Composer supports various command event scripts that act similar to hooks for common commands.

Using this, we can automate scripts _after_ developers run composer update.
Something similar to:

    "scripts": {
        "post-update-cmd": [
            "drush updb -y"
        ]
    },

The above _example_ illustrators a working implementation when the project has drush installed. Not ever project has Drush so we would need to implment our own script which does the functional equavilent.

This is a repost of issue which I was closed as a duplicate and refered to Automatic Updates initiative. This request is a subset however, and not about checking for updates, verifiying compatability, download and installing. This request is automatically running the database updates, after a developer has specifically asked composer to update a package.

Comments

tyler36 created an issue. See original summary.

tyler36’s picture

Even a message output of "Please check for database updates by visiting the status page and clicking the link if required", run via the post-update-cmd would help new developer.

phenaproxima’s picture

Status: Active » Closed (works as designed)

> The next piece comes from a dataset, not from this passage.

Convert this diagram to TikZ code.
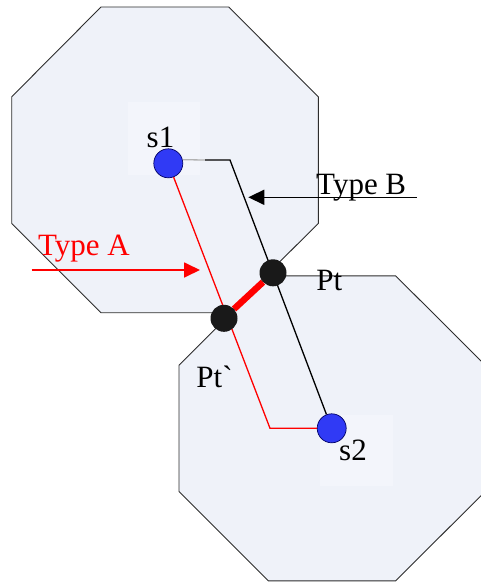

This doesn't seem like it's in the scope of the Automatic Updates module, which has nothing to do with running database schema updates. So I think I'm gonna close the book on this one, but feel free to reopen if I've missed something.

tr’s picture

Status: Closed (works as designed) » Active

This doesn't seem like it's in the scope of the Automatic Updates module, which has nothing to do with running database schema updates.

I think the OP stated things well. Specifically, a lot of users, especially those coming from environments where every update task is handled by Composer, might be unaware of the need to separately check for and run database updates after updating the code with Composer. OR might be aware and just forget to do it. It happens to all of us, and in many cases a site can run perfectly fine for a long time even if the database update was neglected.

Ensuring that all the steps are taken, including database updates, seems to be fully in scope for this module. And in fact the project page itself says:

Automatically detects database updates in an incoming update, and helps you run them during the update process.

Likewise, as the OP stated, the Drupal core issue #3370815: Use composer scripts to automate schema update was closed by @cilefen and @longwave because, as they said, this issue is something that is being handled by the Automatic Updates initiative.

@phenaproxima: so please clarify - is this task something that belongs in Automatic Updates or does it belong in Core?

Using a composer script to automatically run update.php or to at a minimum output a message informing the user that updates need to be run (and how to run them) seems like a no-brainer improvement that will help stop some common problems and make Drupal easier to update. Which again, seems to be exactly what the Automatic Updates initiative is intended to do.